How much is a Ford Fairlane GT or GTA worth in 2026?
In my shop, the Fairlane GT comes through about once every two years — and every time, I'm reminded how undervalued it is relative to the Chevelle or the 442. The market has not fully caught up to what these cars are. A well-documented 390 GT at $35,000 is better value than a comparable Chevelle SS 396 at $60,000, in my experience.
GT vs GTA — What Changed
The Fairlane GT (1966–1969) was Ford's performance package for the mid-size Fairlane: the standard 390 FE V8, heavy-duty suspension, bucket seats, and GT badging. The GTA designation (1966–1967 only) indicated the SelectShift Cruise-O-Matic automatic transmission — the A stood for Automatic. Both versions are equally collectible; the manual 4-speed GT has a modest premium from collector preference, but the automatic GTA trades very close. The GT package was available on hardtop and convertible bodies through 1967, and hardtop only for 1968–1969.

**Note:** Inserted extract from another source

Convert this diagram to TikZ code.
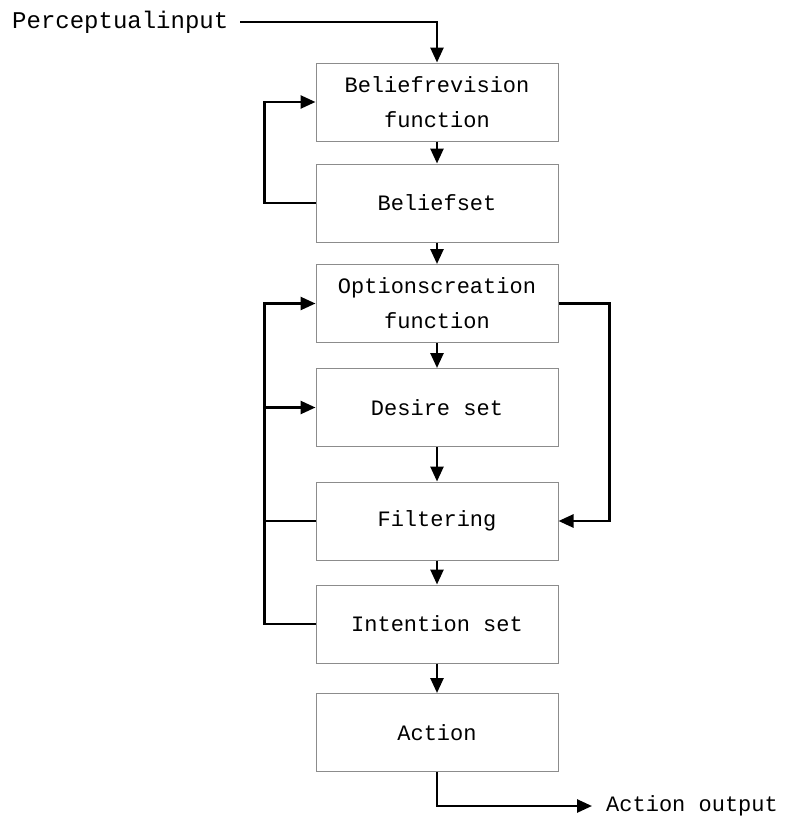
\documentclass[tikz,border=0pt]{standalone}
\usepackage{fontspec}
\setmonofont{Liberation Mono}
\usetikzlibrary{arrows.meta}
\begin{document}
\begin{tikzpicture}[x=1pt,y=-1pt,
  box/.style={draw=black!45,line width=1pt,minimum width=242pt,minimum height=78pt,inner sep=0pt,align=center,font=\ttfamily\fontsize{22}{35}\selectfont},
  lbl/.style={inner sep=0pt,font=\ttfamily\fontsize{22}{26}\selectfont},
  arr/.style={line width=2.6pt,-{Triangle[length=15pt,width=13pt]}},
  ln/.style={line width=2.6pt}]
\useasboundingbox (0,0) rectangle (787,819);
\node[box] (brf) at (437,102) {Beliefrevision\\function};
\node[box] (bs) at (437,203) {Beliefset};
\node[box] (ocf) at (437,303.5) {Optionscreation\\function};
\node[box] (ds) at (437,407.5) {Desire set};
\node[box] (fi) at (437,521) {Filtering};
\node[box] (is) at (437,624) {Intention set};
\node[box] (ac) at (437,732.5) {Action};
\node[lbl,anchor=west,font=\ttfamily\fontsize{24}{26}\selectfont] (pin) at (12,22) {Perceptualinput};
\node[lbl,anchor=west] (aout) at (606,806) {Action output};
\coordinate (pstart) at (240,22);
\coordinate (aend) at (592,806);
\draw[arr] (pstart) -| (brf.north);
\draw[arr] (brf) -- (bs);
\draw[arr] (bs) -- (ocf);
\draw[arr] (ocf) -- (ds);
\draw[arr] (ds) -- (fi);
\draw[arr] (fi) -- (is);
\draw[arr] (is) -- (ac);
\draw[arr] (bs.west) -- ++(-51,0) |- (brf.west);
\draw[arr] (is.west) -- ++(-51,0) |- (ocf.west);
\draw[arr] (265,407.5) -- (ds.west);
\draw[ln] (fi.west) -- (265,521);
\draw[arr] (ocf.east) -- ++(51,0) |- (fi.east);
\draw[arr] (ac.south) |- (aend);
\end{tikzpicture}
\end{document}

| Engine Option | Displacement | Power | 2026 Value |
|---|---|---|---|
| 390 FE (standard GT) | 390 ci | 315–335 hp | $28,000–$65,000 |
| 427 FE (W-code) | 427 ci | 410–425 hp | $75,000–$130,000 |
| 428 Cobra Jet (CJ) | 428 ci | 335 hp (underrated) | $65,000–$120,000 |
| Fairlane GT convertible | Any engine | — | +$8,000–$20,000 premium |
Why the Fairlane GT is Undervalued
The Fairlane GT has suffered from two image problems: first, it is overshadowed by the Mustang (same period, same showroom), and second, the later Torino Cobra and Boss-engined variants command more collector attention. This creates an opportunity. The 390 GT is a genuine 1960s muscle car with Ford FE V8 performance, identical in engineering character to the Torino, at prices that remain $15,000–$25,000 below comparable GM product. The 427 W-code Fairlane is rare enough that authenticated examples have appreciation potential the market has not fully recognized.
"The Fairlane GT is the muscle car that got missed by the market because Mustang was in the same showroom. Buy the Mustang, ignore the Fairlane — that was 1966 thinking. In 2026, that oversight is a buying opportunity for anyone who actually drives their classics."